**YOUR OBJECTIVE:** Leaving out the pictures, retype the lines from the beginning of the listing through the line containing "from bokeh.core.properties import value".

**SUPPLIED DATA:**
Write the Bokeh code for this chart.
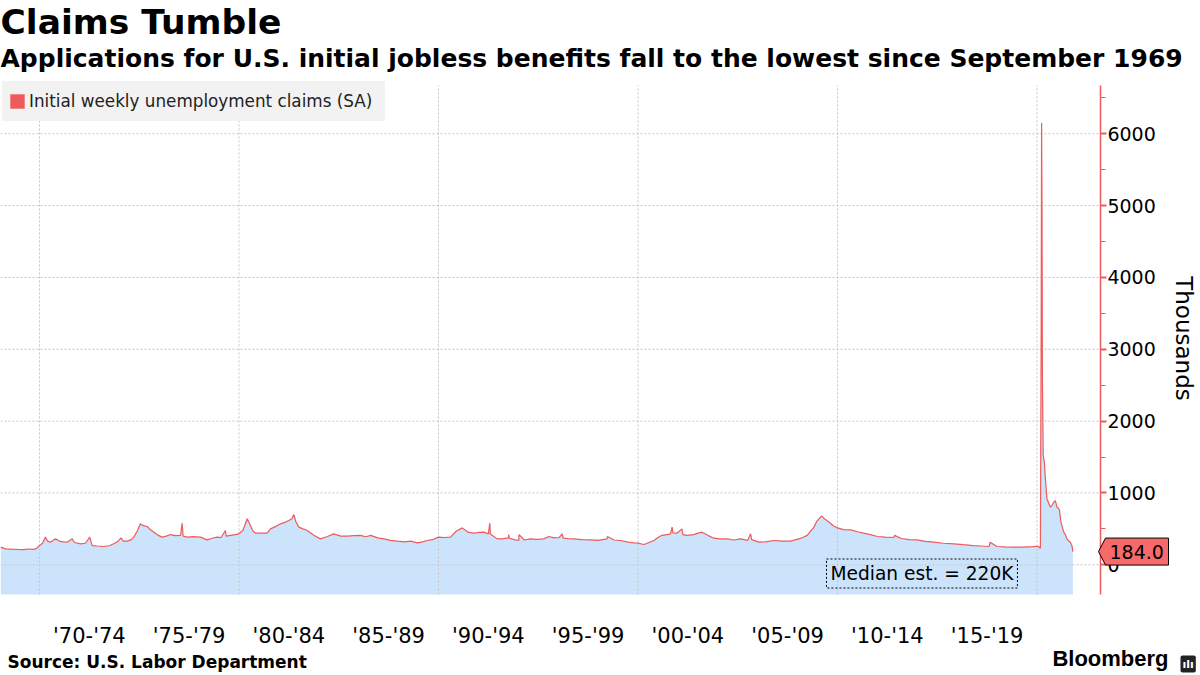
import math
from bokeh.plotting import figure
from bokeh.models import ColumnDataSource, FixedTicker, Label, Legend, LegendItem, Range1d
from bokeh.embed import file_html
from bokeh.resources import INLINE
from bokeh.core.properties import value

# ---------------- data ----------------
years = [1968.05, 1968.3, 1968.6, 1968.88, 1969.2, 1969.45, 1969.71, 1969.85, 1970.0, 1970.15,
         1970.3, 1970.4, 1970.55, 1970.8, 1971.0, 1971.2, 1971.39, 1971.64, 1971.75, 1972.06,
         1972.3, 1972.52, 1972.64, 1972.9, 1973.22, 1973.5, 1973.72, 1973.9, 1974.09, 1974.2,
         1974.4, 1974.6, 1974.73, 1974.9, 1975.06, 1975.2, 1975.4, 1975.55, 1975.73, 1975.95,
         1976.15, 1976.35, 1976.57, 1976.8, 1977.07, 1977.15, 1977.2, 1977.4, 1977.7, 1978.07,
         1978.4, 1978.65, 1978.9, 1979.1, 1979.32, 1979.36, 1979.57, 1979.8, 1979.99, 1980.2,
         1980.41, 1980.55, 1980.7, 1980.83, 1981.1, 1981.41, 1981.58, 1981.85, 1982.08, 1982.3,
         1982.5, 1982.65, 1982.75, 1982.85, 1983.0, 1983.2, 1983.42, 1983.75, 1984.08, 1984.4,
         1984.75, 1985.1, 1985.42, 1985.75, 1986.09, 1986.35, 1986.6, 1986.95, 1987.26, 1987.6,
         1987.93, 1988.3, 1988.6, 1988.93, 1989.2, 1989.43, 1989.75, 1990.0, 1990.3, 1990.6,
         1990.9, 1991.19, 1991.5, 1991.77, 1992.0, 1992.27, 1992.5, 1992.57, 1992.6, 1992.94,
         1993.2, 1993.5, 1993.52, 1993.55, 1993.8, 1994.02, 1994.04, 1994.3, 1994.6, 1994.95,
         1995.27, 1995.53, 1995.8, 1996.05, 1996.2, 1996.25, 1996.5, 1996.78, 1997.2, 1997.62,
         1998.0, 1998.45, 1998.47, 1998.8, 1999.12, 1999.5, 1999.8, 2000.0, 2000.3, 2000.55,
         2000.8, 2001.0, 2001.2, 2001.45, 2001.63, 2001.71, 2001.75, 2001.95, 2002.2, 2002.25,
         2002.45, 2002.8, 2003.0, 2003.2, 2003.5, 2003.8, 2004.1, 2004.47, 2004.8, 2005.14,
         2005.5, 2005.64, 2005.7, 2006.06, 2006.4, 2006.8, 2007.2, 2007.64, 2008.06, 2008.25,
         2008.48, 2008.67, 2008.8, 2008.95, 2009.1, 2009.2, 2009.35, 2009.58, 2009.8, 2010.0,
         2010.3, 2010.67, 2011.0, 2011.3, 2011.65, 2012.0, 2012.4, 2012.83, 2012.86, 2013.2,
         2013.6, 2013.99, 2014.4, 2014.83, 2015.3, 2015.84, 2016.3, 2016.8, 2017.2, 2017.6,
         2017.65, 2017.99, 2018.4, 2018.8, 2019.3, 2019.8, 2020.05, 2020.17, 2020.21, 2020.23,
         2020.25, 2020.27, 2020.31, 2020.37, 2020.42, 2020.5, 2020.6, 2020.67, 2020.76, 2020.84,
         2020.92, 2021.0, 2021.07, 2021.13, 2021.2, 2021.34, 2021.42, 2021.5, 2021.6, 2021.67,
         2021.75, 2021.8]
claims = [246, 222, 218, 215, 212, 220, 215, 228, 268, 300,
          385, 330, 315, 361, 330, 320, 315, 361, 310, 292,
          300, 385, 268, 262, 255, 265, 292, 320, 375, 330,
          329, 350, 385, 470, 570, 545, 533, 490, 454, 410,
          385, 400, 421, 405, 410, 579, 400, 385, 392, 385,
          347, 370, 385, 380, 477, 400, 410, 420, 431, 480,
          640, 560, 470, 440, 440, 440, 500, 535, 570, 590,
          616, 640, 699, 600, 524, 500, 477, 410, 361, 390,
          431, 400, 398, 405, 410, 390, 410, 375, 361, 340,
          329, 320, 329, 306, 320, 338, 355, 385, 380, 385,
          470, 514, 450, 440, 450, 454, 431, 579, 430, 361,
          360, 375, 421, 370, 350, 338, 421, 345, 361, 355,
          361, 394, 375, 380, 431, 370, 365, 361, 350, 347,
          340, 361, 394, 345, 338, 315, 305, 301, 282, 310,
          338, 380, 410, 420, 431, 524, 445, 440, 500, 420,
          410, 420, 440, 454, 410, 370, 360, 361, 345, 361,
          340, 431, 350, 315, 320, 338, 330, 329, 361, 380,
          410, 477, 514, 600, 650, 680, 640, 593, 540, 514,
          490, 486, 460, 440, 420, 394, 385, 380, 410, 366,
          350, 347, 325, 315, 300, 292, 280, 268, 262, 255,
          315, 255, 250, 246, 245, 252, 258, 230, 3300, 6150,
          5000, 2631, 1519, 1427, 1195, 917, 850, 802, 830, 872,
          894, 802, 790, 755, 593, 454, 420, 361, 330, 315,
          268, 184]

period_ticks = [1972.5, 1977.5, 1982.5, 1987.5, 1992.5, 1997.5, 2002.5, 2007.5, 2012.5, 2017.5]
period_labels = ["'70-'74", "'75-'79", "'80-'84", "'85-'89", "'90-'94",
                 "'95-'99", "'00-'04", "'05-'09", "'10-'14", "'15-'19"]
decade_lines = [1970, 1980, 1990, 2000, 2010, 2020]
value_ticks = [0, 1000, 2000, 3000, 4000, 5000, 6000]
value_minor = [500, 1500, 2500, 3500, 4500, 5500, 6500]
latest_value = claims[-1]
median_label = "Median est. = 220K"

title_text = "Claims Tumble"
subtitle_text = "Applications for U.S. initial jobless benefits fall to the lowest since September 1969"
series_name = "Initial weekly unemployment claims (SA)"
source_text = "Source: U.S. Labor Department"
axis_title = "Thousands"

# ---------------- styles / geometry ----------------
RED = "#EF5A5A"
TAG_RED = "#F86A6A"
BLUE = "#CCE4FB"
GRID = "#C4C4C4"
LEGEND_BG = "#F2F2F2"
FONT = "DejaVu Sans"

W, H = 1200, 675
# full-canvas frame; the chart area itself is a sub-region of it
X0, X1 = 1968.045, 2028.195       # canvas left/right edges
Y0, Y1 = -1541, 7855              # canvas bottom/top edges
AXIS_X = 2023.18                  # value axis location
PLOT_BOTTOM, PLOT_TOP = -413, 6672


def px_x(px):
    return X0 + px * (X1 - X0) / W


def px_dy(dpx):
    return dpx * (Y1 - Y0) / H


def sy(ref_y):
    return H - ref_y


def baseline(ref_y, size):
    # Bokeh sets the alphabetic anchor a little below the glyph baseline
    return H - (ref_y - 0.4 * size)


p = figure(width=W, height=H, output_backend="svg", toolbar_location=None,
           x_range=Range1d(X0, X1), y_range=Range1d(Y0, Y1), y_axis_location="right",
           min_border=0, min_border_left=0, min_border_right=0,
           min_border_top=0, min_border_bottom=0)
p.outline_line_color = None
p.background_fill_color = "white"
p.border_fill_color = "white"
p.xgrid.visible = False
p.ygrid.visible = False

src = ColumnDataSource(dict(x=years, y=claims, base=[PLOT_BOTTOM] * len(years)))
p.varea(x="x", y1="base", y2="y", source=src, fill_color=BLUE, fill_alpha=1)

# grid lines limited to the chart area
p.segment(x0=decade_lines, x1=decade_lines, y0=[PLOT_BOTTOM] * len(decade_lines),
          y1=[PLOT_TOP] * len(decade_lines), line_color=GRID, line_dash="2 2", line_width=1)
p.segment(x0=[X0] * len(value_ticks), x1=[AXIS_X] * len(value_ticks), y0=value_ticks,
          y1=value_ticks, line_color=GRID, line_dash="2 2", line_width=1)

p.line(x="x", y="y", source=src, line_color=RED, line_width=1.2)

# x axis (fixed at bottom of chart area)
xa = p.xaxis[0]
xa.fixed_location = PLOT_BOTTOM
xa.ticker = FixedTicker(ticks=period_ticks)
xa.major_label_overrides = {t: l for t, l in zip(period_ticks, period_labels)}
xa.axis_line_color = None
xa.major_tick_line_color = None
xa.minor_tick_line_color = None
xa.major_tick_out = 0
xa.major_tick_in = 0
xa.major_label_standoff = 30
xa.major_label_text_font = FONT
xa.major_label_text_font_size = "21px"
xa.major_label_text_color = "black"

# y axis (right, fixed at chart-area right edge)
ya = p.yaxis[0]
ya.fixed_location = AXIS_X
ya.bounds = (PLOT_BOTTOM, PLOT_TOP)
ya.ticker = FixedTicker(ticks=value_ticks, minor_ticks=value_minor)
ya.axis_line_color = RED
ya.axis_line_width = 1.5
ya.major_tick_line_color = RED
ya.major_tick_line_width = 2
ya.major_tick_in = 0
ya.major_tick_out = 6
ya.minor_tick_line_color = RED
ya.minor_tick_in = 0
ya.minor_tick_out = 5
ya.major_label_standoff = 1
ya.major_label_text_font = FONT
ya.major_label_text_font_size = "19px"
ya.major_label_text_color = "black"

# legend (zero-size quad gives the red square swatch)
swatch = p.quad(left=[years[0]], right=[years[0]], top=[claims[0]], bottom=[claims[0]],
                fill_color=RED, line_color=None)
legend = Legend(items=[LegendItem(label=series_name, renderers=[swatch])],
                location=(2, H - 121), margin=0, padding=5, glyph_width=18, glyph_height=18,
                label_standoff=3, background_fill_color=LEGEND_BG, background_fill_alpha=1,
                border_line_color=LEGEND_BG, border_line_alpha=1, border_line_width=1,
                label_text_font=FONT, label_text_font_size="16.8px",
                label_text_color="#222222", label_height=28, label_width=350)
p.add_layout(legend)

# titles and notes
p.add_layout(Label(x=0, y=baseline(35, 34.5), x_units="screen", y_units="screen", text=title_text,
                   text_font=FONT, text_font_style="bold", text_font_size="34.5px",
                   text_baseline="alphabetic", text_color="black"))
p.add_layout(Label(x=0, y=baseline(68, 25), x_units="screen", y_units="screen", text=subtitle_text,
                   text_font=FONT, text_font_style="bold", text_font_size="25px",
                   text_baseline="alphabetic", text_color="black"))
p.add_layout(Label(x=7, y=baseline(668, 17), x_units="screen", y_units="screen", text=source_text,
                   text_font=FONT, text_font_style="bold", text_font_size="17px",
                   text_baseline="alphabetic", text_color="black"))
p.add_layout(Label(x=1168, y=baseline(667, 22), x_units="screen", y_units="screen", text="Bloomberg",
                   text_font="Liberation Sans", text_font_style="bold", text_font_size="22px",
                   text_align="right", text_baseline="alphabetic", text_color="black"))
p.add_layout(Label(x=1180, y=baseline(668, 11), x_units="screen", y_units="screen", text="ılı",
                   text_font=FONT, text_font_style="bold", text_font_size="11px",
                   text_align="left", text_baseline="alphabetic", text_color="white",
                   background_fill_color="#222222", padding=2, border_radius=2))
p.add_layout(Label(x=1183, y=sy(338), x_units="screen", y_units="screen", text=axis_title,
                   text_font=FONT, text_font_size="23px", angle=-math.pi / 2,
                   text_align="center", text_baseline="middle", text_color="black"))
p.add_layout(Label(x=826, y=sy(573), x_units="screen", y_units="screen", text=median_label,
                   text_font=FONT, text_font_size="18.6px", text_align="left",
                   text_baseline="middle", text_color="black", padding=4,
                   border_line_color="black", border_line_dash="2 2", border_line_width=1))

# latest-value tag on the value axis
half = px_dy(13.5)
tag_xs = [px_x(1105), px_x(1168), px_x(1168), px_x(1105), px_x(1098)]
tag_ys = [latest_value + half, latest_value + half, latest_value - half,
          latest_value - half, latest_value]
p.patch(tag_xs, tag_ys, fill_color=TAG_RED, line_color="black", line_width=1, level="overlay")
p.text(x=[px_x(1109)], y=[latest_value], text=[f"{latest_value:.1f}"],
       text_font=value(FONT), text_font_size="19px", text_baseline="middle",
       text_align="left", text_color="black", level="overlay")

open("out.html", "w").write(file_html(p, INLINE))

**EXERCISE SOLUTION:**
Write the Bokeh code for this chart.
import math
from bokeh.plotting import figure
from bokeh.models import ColumnDataSource, FixedTicker, Label, Legend, LegendItem, Range1d
from bokeh.embed import file_html
from bokeh.resources import INLINE
from bokeh.core.properties import value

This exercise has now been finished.